### Problem to solve
Output a verbatim copy of the data, cut off after the line that contains "let zStep = 2.5;".

### Recorded information
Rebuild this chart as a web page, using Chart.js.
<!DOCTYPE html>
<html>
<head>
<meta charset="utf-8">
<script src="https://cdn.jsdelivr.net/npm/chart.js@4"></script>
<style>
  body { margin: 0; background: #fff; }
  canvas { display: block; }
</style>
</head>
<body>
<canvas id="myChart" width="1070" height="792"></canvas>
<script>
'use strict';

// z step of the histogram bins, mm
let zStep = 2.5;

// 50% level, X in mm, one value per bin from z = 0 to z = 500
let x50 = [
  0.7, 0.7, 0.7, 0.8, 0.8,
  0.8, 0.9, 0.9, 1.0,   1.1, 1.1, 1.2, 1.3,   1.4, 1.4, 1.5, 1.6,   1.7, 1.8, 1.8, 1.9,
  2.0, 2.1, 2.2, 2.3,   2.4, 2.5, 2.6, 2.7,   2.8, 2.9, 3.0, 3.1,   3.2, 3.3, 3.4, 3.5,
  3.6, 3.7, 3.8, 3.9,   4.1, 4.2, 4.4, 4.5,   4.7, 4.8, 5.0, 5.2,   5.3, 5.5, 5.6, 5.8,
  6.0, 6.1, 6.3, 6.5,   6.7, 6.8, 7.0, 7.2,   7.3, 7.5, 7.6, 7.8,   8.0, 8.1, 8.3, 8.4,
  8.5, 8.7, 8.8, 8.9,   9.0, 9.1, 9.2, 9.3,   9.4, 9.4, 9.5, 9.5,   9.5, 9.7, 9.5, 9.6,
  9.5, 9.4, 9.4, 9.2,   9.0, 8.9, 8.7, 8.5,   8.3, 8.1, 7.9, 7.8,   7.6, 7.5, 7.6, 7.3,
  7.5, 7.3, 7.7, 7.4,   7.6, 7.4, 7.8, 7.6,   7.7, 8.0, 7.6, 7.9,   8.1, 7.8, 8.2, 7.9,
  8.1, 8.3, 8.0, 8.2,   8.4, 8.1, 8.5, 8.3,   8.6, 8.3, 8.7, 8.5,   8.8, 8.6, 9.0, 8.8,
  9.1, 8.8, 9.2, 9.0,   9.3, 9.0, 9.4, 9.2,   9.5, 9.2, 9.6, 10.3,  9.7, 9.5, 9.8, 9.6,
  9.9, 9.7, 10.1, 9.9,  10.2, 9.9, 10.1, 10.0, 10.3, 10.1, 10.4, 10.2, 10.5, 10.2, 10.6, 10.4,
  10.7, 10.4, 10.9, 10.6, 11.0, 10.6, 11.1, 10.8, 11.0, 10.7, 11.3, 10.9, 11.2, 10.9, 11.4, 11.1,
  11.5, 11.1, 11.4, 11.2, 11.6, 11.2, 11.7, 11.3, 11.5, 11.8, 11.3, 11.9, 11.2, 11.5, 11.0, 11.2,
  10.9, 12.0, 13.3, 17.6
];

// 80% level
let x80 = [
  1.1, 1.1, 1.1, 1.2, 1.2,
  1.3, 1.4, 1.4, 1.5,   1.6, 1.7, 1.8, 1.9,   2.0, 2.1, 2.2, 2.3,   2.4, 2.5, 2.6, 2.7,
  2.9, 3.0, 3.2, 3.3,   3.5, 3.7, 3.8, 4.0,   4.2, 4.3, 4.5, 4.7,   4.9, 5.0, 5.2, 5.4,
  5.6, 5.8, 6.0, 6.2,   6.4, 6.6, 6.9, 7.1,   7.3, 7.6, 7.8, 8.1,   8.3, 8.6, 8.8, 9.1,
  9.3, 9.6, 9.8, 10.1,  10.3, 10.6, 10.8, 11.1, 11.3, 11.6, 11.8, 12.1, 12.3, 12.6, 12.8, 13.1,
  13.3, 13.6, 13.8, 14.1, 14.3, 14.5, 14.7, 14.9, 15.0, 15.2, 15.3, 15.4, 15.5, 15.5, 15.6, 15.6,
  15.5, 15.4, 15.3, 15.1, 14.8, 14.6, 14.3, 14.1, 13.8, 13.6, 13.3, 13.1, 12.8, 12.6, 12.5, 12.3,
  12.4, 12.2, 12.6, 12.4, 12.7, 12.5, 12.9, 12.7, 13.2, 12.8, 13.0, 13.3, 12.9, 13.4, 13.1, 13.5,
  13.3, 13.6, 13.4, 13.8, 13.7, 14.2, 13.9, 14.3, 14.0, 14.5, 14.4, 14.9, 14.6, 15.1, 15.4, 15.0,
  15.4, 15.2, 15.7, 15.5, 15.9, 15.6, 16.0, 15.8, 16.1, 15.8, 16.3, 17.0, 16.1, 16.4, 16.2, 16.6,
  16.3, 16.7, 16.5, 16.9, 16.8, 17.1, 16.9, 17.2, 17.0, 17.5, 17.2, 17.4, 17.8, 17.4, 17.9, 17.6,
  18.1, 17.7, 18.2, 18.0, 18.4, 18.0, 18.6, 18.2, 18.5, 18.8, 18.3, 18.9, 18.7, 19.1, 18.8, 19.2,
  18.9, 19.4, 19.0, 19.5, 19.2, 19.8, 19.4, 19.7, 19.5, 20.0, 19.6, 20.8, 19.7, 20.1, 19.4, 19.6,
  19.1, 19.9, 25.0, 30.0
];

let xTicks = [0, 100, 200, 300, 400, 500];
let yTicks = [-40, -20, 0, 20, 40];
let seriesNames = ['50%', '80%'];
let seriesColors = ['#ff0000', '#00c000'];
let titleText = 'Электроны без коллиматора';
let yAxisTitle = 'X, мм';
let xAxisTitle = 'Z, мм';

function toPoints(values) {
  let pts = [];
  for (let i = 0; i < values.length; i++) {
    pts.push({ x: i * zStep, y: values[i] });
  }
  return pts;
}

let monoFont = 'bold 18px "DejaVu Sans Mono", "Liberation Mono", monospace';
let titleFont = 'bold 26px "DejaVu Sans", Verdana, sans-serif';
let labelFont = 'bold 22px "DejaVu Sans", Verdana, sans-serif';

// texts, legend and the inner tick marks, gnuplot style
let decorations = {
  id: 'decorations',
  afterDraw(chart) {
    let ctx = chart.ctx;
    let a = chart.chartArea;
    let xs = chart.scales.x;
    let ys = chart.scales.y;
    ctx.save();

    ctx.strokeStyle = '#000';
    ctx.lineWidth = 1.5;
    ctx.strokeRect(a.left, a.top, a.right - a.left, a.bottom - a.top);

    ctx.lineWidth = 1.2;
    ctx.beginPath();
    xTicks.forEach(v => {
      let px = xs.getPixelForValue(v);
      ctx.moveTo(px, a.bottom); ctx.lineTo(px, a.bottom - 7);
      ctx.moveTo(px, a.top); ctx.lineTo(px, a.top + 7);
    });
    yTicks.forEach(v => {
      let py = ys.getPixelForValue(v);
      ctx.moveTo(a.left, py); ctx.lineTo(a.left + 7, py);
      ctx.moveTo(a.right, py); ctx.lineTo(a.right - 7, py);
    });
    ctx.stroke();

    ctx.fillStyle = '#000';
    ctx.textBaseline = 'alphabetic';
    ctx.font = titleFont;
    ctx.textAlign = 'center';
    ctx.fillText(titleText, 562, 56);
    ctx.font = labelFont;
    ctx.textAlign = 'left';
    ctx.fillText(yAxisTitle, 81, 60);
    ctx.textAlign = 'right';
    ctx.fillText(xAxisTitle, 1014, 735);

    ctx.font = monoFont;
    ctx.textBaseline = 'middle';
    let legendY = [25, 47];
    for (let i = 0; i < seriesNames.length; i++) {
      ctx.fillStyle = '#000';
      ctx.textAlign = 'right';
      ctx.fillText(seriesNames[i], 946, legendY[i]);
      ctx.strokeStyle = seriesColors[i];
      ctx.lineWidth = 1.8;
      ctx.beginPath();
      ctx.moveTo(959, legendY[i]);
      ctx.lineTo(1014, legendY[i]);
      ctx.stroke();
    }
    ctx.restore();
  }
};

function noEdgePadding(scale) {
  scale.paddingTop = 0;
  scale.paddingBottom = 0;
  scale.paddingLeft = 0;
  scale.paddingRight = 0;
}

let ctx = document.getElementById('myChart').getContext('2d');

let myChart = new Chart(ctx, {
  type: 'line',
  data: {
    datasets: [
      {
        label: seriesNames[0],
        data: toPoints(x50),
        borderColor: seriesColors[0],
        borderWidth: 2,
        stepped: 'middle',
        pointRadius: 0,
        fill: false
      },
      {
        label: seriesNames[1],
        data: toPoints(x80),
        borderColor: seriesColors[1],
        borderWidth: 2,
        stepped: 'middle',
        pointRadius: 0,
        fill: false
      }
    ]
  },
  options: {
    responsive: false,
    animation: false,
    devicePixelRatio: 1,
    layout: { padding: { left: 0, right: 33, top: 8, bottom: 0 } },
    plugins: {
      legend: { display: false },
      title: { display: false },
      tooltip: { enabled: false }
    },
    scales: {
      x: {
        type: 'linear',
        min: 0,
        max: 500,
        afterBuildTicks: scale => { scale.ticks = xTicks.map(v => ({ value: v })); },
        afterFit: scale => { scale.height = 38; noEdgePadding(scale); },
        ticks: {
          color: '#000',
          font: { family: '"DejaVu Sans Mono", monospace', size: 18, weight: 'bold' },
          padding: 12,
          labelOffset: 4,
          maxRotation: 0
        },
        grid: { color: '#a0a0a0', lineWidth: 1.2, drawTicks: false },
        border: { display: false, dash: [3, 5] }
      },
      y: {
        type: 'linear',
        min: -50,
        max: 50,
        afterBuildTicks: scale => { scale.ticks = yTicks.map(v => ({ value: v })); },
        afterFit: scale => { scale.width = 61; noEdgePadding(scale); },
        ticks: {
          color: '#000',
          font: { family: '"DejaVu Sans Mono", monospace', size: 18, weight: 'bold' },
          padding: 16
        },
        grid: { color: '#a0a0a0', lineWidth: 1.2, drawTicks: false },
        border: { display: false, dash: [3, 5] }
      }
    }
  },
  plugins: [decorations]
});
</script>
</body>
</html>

### Exercise response
Rebuild this chart as a web page, using Chart.js.
<!DOCTYPE html>
<html>
<head>
<meta charset="utf-8">
<script src="https://cdn.jsdelivr.net/npm/chart.js@4"></script>
<style>
  body { margin: 0; background: #fff; }
  canvas { display: block; }
</style>
</head>
<body>
<canvas id="myChart" width="1070" height="792"></canvas>
<script>
'use strict';

// z step of the histogram bins, mm
let zStep = 2.5;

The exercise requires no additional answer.